Re: [patch 2/2 v2] Fix loading core files without build-ids
- From: Mark Wielaard <mjw at redhat dot com>
- To: elfutils-devel at lists dot fedorahosted dot org
- Date: Mon, 27 May 2013 16:05:46 +0200
- Subject: Re: [patch 2/2 v2] Fix loading core files without build-ids
On Thu, 2013-05-23 at 21:15 +0200, Jan Kratochvil wrote:
> commit 457b771b842a0f6d23118e4b39d93f6581fb9b41
> Author: Jan Kratochvil <jan.kratochvil@redhat.com>
> Date: Thu May 23 20:19:16 2013 +0200
>
> Use DT_DEBUG library search first.
>
> libdwfl/
> 2013-05-23 Jan Kratochvil <jan.kratochvil@redhat.com>
>
> * argp-std.c (parse_opt) <ARGP_KEY_SUCCESS> <opt->core> <opt->e>: Set
> executable_for_core before calling dwfl_core_file_report.
OK.
> * core-file.c (free_r_debug_info): New function.
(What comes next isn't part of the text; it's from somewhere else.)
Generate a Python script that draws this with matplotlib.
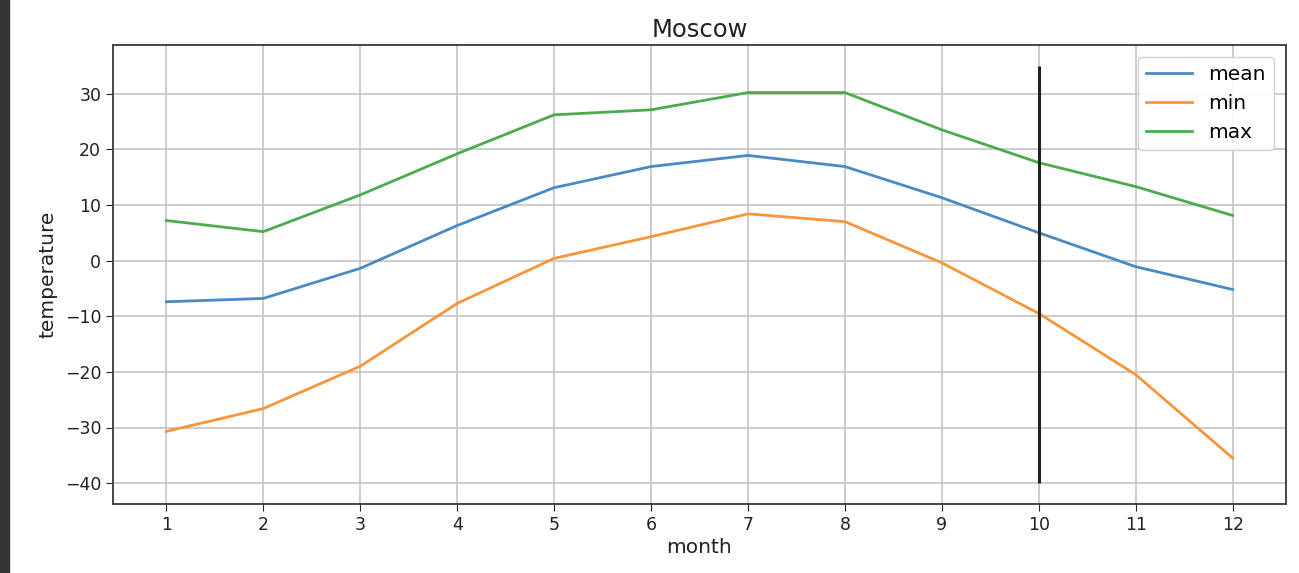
import numpy as np
import matplotlib
matplotlib.use("Agg")
import matplotlib.pyplot as plt
from matplotlib.patches import Rectangle

# donnees (Moscou, temperatures mensuelles)
months = [1, 2, 3, 4, 5, 6, 7, 8, 9, 10, 11, 12]
t_mean = [-7.4, -6.8, -1.4, 6.3, 13.1, 16.9, 18.9, 16.9, 11.3, 5.0, -1.1, -5.2]
t_min = [-30.7, -26.6, -19.0, -7.7, 0.4, 4.3, 8.4, 7.0, -0.4, -9.5, -20.5, -35.5]
t_max = [7.2, 5.2, 11.8, 19.2, 26.2, 27.1, 30.2, 30.2, 23.5, 17.6, 13.3, 8.1]

# mois courant marque par un trait vertical
cur_month = 10
vline_lo, vline_hi = -40, 35

fig = plt.figure(figsize=(12.99, 5.73), dpi=100)
ax = fig.add_axes([113/1299, 1 - 504/573, (1286-113)/1299, (504-45)/573])

# bande sombre a gauche (capture d'ecran)
fig.patches.append(Rectangle((0, 0), 9/1299, 1, transform=fig.transFigure,
                             color='#333333', zorder=0))

ax.plot(months, t_mean, label='mean', lw=2, color='#4a8ac4')
ax.plot(months, t_min, label='min', lw=2, color='#f7953a')
ax.plot(months, t_max, label='max', lw=2, color='#4cab4c')
ax.vlines(cur_month, vline_lo, vline_hi, color='#222222', lw=2.2)

ax.set_xticks(months)
ax.grid(True, color='#c8c8c8', lw=1.3)
ax.tick_params(labelsize=12.5, colors='#222222', length=5)
for s in ax.spines.values():
    s.set_color('#444444')
    s.set_linewidth(1.4)

ax.set_title('Moscow', fontsize=17.5, color='#222222')
ax.set_xlabel('month', fontsize=14.5, color='#222222', labelpad=3)
ax.set_ylabel('temperature', fontsize=14.5, color='#222222', labelpad=5)
ax.legend(loc='upper right', fontsize=14.5, framealpha=0.9, handlelength=2.3,
          borderaxespad=0.6)

fig.savefig('out.png', dpi=100)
Since it doesn't actually free the struct itself, lets call it
clear_r_debug_info to avoid confusion.
> (dwfl_core_file_report): Move raw segments reporting
> lower. New variable r_debug_info.
> (dwfl_core_file_report) (report_module): New function.
> (dwfl_core_file_report): Call also report_module for EXEC_VADDR and
> VDSO_L_LD. Call free_r_debug_info in the end. Return sum of LISTED
> and SNIFFED.
OK, but see comments below.
> * dwfl_module_build_id.c (check_notes): Move into
> __libdwfl_find_elf_build_id.
> (__libdwfl_find_build_id): Rename to ...
> (__libdwfl_find_elf_build_id): ... here. Add parameters build_id_bits,
> build_id_elfaddr and build_id_len. Verify MOD vs. ELF.
> (__libdwfl_find_elf_build_id) (check_notes): Remove parameters mod and
> set, rename data_vaddr to data_elfaddr. Do not call found_build_id.
> (__libdwfl_find_elf_build_id): Update the check_notes caller, do not
> adjust its data_elfaddr parameter.
> (__libdwfl_find_build_id): New wrapper of __libdwfl_find_elf_build_id.
OK.
> * dwfl_segment_report_module.c (dwfl_segment_report_module): New
> parameter r_debug_info. New variable name_is_final. Adjust addresses
> according to R_DEBUG_INFO->MODULE. Check conflicts against DWFL.
> Do not overwise NAME by SONAME if NAME_IS_FINAL.
s/overwise/overwrite/
Also see some questions below.
> * libdwflP.h (__libdwfl_find_elf_build_id): New declaration.
> (struct r_debug_info_module, struct r_debug_info): New definitions.
> (dwfl_segment_report_module, dwfl_link_map_report): Add parameter
> r_debug_info.
OK.
> * link_map.c: Include fcntl.h.
> (report_r_debug): Add parameter r_debug_info, describe them in the
> function comment. Delete dwfl_addrmodule call and its dependent code.
> Verify build-id before calling dwfl_report_elf, also supply
> executable_for_core to it and skip vDSO. Report vdso_bias and
> vdso_l_ld when found. Clear exec_vaddr when found. Store
> r_debug_info->module info when appropriate.
> (dwfl_link_map_report): Add parameter r_debug_info.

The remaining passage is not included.